At least those 4 elements have improved measurably in my life as a direct result of art.
How? That’s probably what you are thinking.
For those who know me well enough, there might be some surprised looks as you read this, general head scratching and ‘what is he going on about?’ thoughts too.
It’s been a journey over a few years and it has lead to some amazing changes for me as a person.
Like many, school was an off-putting experience when it came to art for me, according to an extensive study by Brene Brown, possibly one of my favourite authors and if you get a chance check out her fab Ted Talk, she discovered that 85% of adults had a shaming experience that still affected their self-confidence in adult life and of those people the vast majority had the shaming from art.
Art is visual, no hiding place, and ridicule is scarring. Most adults when you approach them about doing some art laugh and say things like ‘I can’t draw’. Yet, I believe we are all artists, all capable of expressing ourselves through art and like everything, the more you practice the easier you find to create better work. Better means, the best that you can do, not measured against others, as comparison does not serve any of us any good.
So for most of my adult life after school I hardly did any form of art, well as a student and youth I did a lot of ‘art’, but that was more, ok stop. I did do a bit of colouring in when we had young kids and always loved doing that.
It wasn’t until about 4 years ago, that my mate Doug got me into art when we hosted a mini-version of one of his fab ‘Art for Work’s Sake’ workshops at my coworking space. He started everyone off with ‘drawing for the bin’, as we all pretty much thought we couldn’t draw, although deep down I always wanted to do art and thought that I was good until the voice in my head said ‘don’t be silly’. Drawing for the bin is a warm up exercise that removes the pressure of having to produce something for others or to keep, so just scribbling or having a go at drawing with no pressure as you’re throwing it away is hugely liberating.

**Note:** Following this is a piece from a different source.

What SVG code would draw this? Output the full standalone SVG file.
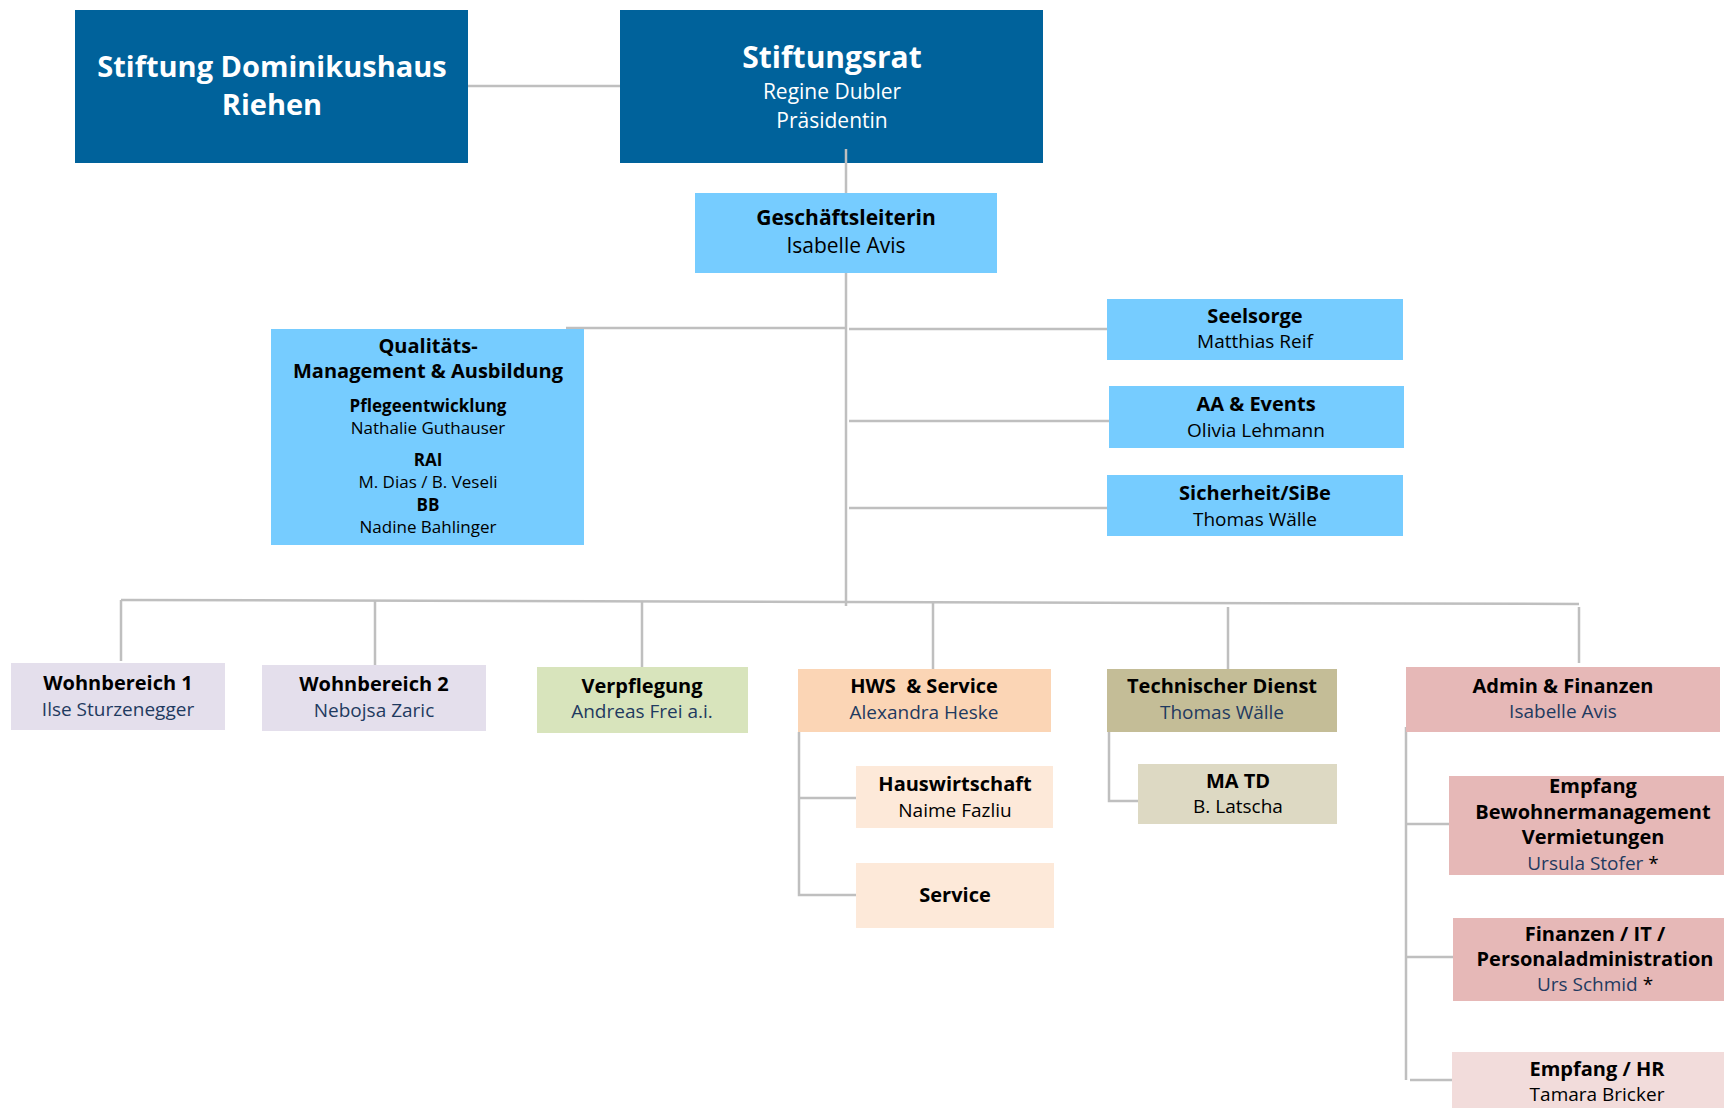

Anyway, the session started me off on my journey with art that has now taken me to be doing art on a daily basis, totally loving it, running a weekly Art Club and now teaming up with Doug and Stephanie to run ‘The Art of Innovation’ workshops in London and Berlin this coming June & July.
OK then, how has art helped my creativity, connections, self-confidence and well-being?
Self-confidence is one of the starting points for many things and the shaming of school art can knock us particularly as art is visual, so to become brave enough to do some art again and then have the confidence to start to share that with the world was a big step for me, even though I was in my mid-forties, it was still stepping into the unknown.
What happened was people started to like it and compliment. Looking back on some of the earlier stuff I shared, no doubt out of pure kindness!!! But that initial feedback and my own evaluation of my work, more importantly, gave me the confidence to continue and it made me feel generally good about myself, which has and is having a boost to other things that I do
It also gave me the courage to try more ambitious things and as I was now sharing my work in a non-judgemental and non-shaming environment I felt safe to do so.
So I have gone from mainly pencil drawings to now using inks, pastels, oil pastels, watercolours, acrylic paint, oil paints, charcoals, and many materials and methods.
It has encouraged me to have the self-confidence to just start things, practice, experiment and get better. This has reduced my fear of starting things, not just art, but in general.
Creativity is hard if you limit yourself to things you have always done, obvious as this seems, if you keep trying the same things, don’t be overly surprised to get the same results. Art has enabled me to experiment with things and that has again spilt over into other elements of my life. I have definitely become more creative in my approach to challenges and often turning those challenges into visual things like mindmaps or sketches has allowed me to think more diversely and differently about solutions and strategies to cope with problems.
Connections are critical to our success in life. If we have ideas, unless we connect with others and share them, they are simply that, ‘ideas’, and ideas are cheap. If we want to realise our dreams we need to connect with others and I have found art is a great way of doing that. Whenever we have to do something together and where we have to be creative, make something, draw, paint etc, we form a bond with others and it helps build a stronger connection to people.
Since starting my Art Club I have made loads of new connections with people and as it is not in the normally ‘buy my stuff’ in your face networking environment, you connect with people in a more genuine way.
Finally, and not to be overlooked, well-being, and the enhancement of mine through art has been one of the best outcomes from choosing to take up art and practice doing some art on a daily basis and once a week within a group environment.
The boost to self-confidence along does wonders for our wellness, added to the therapeutic nature of art, a form of meditation where you become completely wrapped up and focused on the art so that you relax and switch off from the world around and your mind switches off too.
If you get a chance, wherever you are and whatever you have planned for the day, grab a pencil or a pen, a scrap of paper and draw something, as Doug says ‘for the bin’, so there is no pressure. Then keep that going for a week, a month or a lifetime and I guarantee you will reap so many benefits. What have you got to lose?